Down the road from Charlottesville, skiers are not the only ones who head to Wintergreen Resort in the Blue Ridge Mountains. During the fall, wine connoisseurs take advantage of the
resort’s “Grape Escape” packages. Starting at $149 per person per night, the packages include tastings at three to five wineries with a wine expert, private transportation to the
wineries and access to Wintergreen’s aquatics and fitness center. For movie buffs, tourists can visit historic Richmond through the lens of Hollywood on the Movie Lovers Getaway Weekend. The Crowne Plaza Hotel Richmond West recently began offering the package to motorcoach groups in conjunction with Virginia Film Tours. Starting at $250 per person, the weekend includes two nights’ accommodations, tours of sites used in movies, dinners, breakfasts, popcorn, free in-room movies and theater-style seating to view a film featured on the tour. “I was looking for a way to make Richmond stand out,” says Lesley Galaneau, sales manager of the Crowne Plaza. “I found a flier for the film tour and developed this package. We’re going to keep it out there as long as people are interested in
it.” 

These days hotel packages aren’t just for humans. Kimpton Hotels’ new Hotel Palomar Arlington at Waterview, a luxury boutique on the Potomac River that opened in November, runs
a Santa Paws Package starting at $209 per night through Jan. 31. It provides overnight accommodations for man and beast, a festive holiday jacket for Fido or Fluffy, a pet mat,
candy cane rawhide and a keepsake photo of the pets and their humans complete with an easel for displaying it. While guests enjoy the hotel’s complimentary evening wine hour, canine
friends can partake of a sip of water at the hotel’s dog bar and snack on complimentary treats.

Pets also can unwind by creating a paw-painted picture. For an additional fee, the hotel offers pet grooming and dog walkers. After the holidays, Santa Paws becomes Applaud the Paws. For $299 a night, the program features a luxurious pet bed, treats from a local pet boutique, designer pet bowls and a personalized pet tag. The Hotel Palomar also boasts its own maestro of pet services. Sparky, a part Jack Russell and part Labrador retriever, greets each pet at check-in and provides a welcome note with her paw print. Sparky belongs to Sholeh Katherina Kia, the hotel’s general manager. “Our travelers really like the fact that our packages embrace their little ones whether they have a cat, dog or any other kind of animal,” says Vicki Q. Walker, director of sales and marketing.

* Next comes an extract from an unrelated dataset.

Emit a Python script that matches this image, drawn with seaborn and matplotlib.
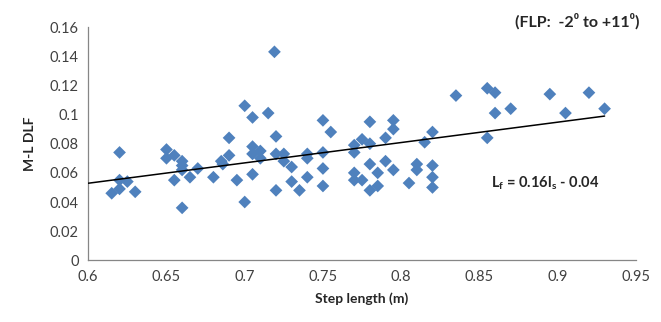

Visitors to Hotel Palomar might want to take advantage of a Heart of Art package. It includes accommodations for two in a suite overlooking the Potomac River, dinner in the hotel restaurant, tickets to a performance at either the Synetic Theater or Signature Theatre and a bottle of Virginia wine. Rates begin at $629 per night.  An arts package also is available at the Newport News Marriott at City Centre. Catering to business and leisure travelers, the hotel signed on with the Virginia Living Museum, the Mariners Museum and the Peninsula Fine Arts Center.  The package includes tickets for one or
two adults to one of the museums, additional discounted tickets if needed and breakfast in the hotel dining room. Rates vary based on hotel room availability.

As the traveling public tries to make the best use of its time and money, expect lodging establishments to plug even more diverse packages. Besides its “Song of the Mountains” 
concerts, the General Francis Marion also promotes a package giving full-moon canoe tours in conjunction with local state parks and is looking into a ballroom dance weekend. “People
don’t want to take a long trip, but they want to do something a bit different,” says Hoffman. “It’s a good thing for us.”

It’s also a good thing for the town and Smyth County. Since the General Francis Marion reopened, the area has seen more than an 11 percent increase in tourism. As business grows,
with an average 20 percent monthly growth in occupancy during 2007, it continues to hire additional staff. By embracing its heritage, the General Francis Marion is trying to build
up Marion’s tourism industry to combat the recent loss of manufacturing jobs. As Hoffman notes: “They can take the manufacturing jobs abroad, but they can’t take tourism overseas.”